Jungledoc wrote:
I really don't agree with
kibe69 wrote:
if you dont feel anything in your muscles the next day then your workout was probably too light.
If you lift regularly, you will feel tired after a hard workout, but you should be feeling good after a few hours, especially if you get a good night's sleep.
I don't agree with that either, and I'm someone who gets sore very easily from lifting.
The real measure of a workout is long-term. Are you getting closer to your goals? Getting stronger, getting leaner, getting faster, etc. in the long term? Soreness is an indication of new stimulus or harder stimulus or just exercise choice, not an indication of success or failure.

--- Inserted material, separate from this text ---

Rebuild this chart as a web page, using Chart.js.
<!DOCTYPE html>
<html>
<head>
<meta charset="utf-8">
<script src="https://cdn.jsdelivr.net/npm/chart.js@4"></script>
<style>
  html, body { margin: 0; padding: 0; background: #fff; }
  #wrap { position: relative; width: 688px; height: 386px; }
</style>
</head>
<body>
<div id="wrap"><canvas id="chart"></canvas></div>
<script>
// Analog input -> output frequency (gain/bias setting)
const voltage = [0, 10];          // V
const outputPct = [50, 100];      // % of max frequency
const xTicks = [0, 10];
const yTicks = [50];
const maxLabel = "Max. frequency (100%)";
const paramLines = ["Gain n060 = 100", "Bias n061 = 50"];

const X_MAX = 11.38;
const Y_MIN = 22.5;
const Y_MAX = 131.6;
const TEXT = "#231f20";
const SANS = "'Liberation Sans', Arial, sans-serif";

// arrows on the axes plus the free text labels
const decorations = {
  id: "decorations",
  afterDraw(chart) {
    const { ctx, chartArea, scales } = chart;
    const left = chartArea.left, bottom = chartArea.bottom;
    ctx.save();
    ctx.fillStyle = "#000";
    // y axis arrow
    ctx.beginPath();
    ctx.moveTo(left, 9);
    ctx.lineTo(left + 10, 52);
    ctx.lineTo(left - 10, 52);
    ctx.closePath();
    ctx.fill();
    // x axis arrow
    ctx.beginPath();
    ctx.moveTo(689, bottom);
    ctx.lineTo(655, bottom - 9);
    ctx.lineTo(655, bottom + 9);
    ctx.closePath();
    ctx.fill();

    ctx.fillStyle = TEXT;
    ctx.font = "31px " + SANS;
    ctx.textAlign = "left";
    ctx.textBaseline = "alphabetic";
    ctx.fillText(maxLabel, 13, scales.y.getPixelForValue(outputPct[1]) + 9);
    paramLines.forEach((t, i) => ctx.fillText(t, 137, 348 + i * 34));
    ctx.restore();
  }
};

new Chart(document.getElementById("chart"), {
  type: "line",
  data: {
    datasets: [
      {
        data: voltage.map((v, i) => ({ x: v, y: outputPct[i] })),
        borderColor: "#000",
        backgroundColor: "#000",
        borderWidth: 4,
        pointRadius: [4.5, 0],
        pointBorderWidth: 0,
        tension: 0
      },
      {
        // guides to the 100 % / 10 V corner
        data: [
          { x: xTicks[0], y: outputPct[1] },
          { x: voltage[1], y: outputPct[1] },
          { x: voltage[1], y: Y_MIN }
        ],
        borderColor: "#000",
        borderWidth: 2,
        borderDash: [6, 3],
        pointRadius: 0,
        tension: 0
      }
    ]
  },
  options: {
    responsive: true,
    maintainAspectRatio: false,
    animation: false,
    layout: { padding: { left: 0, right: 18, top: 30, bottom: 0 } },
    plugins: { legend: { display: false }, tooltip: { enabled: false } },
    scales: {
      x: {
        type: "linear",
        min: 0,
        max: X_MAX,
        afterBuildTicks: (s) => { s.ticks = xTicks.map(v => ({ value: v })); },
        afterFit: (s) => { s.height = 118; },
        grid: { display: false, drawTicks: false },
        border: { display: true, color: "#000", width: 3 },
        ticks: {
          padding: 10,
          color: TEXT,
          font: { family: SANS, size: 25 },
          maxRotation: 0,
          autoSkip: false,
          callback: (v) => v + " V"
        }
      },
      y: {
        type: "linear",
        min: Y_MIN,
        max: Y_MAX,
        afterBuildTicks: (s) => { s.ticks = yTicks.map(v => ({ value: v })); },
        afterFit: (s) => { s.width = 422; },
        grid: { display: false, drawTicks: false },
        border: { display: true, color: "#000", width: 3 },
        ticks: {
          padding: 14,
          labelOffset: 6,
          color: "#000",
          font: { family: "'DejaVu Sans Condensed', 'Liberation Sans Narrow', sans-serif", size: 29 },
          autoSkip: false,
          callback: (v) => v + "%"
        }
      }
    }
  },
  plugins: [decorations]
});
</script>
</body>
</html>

I go through this occasionally with clients - I got on vacation, someone else covers and they do a very different workout. They say "I got really sore, I think it was a better workout." Okay, sure, but with me you didn't get sore but your lifts went up, your body fat percentage went down, and you've been injury free. But it's easy to mistake soreness with results, and effort with utility. Just because something grinds you down or was hard or made you sore doesn't mean it's going to make you better.
Joe DeFranco brought that up once - any trainer can make you sore or make you puke, but that's not a measure of your improvement. Soreness is soreness. Recognize that it's going to happen or not happen, but that you need other ways of evaluating your workouts.